Da una parte un paese, Israele, che si definisce democratico, ma non lo è, solo teoricamente affine alle nazioni occidentali; basta recarsi li per accorgerci che non è proprio così, il modello scelto non è quello europeo, è un Paese permanentemente in guerra e si ritrova incapace di avere reazioni proporzionate alle offese. Da tempo lascia presumere di voler “chiudere” a modo proprio con la popolazione palestinese, incapace di pensare, dopo la morte del primo ministro Itzhak Rabin e dalle dimissioni del laburista Ehud Barak, ad un vero modello di pace che contempli il rispetto reciproco. Nel clima di insofferenza creatosi in Israele verso il mondo ostile che la circonda, si è accentuata una risposta politica sempre più dura, sprezzante, di eterna difesa intesa come perenne rivalsa verso il mondo arabo.

Dall’altra parte la Palestina che, perse molte delle sue risorse, dall’acqua alla pesca, dagli ospedali alle terre coltivate è divenuta un paese del Terzo mondo, con milioni di persone che vivono in povertà assoluta stipati in un lembo di terra neppure sufficiente ad accoglierne la metà. Anche qui, decenni di promesse non mantenute, di risultati mancati, hanno portato alla radicalizzazione e… ad Hamas.

Tra i due litiganti una storia che ognuno scrive a modo suo, piegandola alle ragioni dell’uno piuttosto che dell’altro, cancellando la memoria senza voler mettere a fuoco. 

Dietro alla guerra di religione, dietro all’irredentismo, all’autodeterminazione, ci sono motivi molto meno “nobili” che segnano l’ultima crisi israelo-palestinese. Un governo Netanyahu sostenuto da Israel Beytenu dell’ultranazionalista Lieberman, che ha voluto fortemente questa guerra, dall’altra uno dei più importanti gruppi politici guidato da Hamas che si comporta come dentro un’eterna guerriglia e che sta contribuendo a condannare a morte il popolo che dovrebbe rappresentare. Miserabili che giocano alla guerra per propri fini che nulla hanno a che vedere con la pace e la convivenza, con posizioni sempre parziali, prive di umanità e visione, sempre meno difendibili. Attorno a questi giochi assassini un contesto internazionale freddo, poco interessato a sporcarsi le mani in un affare che non sembra avere buone prospettive per nessuno.
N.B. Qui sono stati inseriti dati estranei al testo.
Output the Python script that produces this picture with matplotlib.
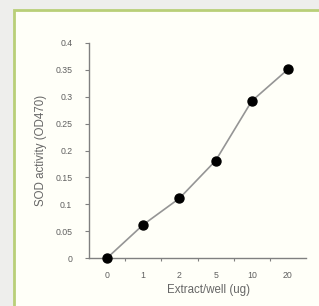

L’amministrazione Obama si è caratterizzata, dopo la guerra in Libia, per un graduale disinteresse verso l’esterno anche a seguito delle brutte figure rimediate nello scontro con la Russia e l’accettazione supina, nei fatti, dei diktat di Putin. Eppure un organo internazionale che ha tutto il dovere e l’interesse a pacificare l’area c’è, si chiama Unione Europea. La crisi mediorientale non è solo Israele e Palestina, ma la crisi di un’intera area geopolitica che non ha più identità, confini e governo. Libia, Egitto, Israele, Irak, Siria e la progressiva islamizzazione della Turchia sono segno che qualcosa sta cambiando nel profondo, il tutto alle porte dell’Europa.

E’ la fine del disegno post-bellico che le potenze occidentali avevano pensato per quell’area, retto su paesi disegnati con il righello e dittature accondiscendenti e capaci di mantenere l’ordine. L’Unione Europea non ha più il tempo per litigare su una politica estera comune, deve agire. E’ necessario un tavolo con Arabia Saudita, Iran, Israele, Egitto e Turchia (gli altri paesi, di fatto, non esistono più) per definire il futuro di un’area sempre più instabile, dove ogni giorno muoiono migliaia di persone nella semi-indifferenza del mondo che si limita alla conta dei morti. Solo una grande potenza economica e politica può riuscire ad attivarlo. 

In Africa, il Mali, la Nigeria sono prigioniere di guerre motivate da un’avanzata dell’estremismo religioso islamico e in Repubblica Centrafricana da vendette di  pseudo-cattolici (scomunicati anche dal Papa). Il Medio Oriente è in piena involuzione, l’Europa è accerchiata. Le dimensioni di questo caos non sono quantificabili, né lo sono pienamente le conseguenze e le ripercussioni sui nostri paesi. Viviamo in una bolla, ritenendoci immuni dalla guerra, evento di cui si sente parlare solo ai telegiornali. In realtà tutto ciò che accade vicino alla nostra finestra – e il Mediterraneo lo è –  influenzerà il nostro futuro, la pace vera interessa anche a noi.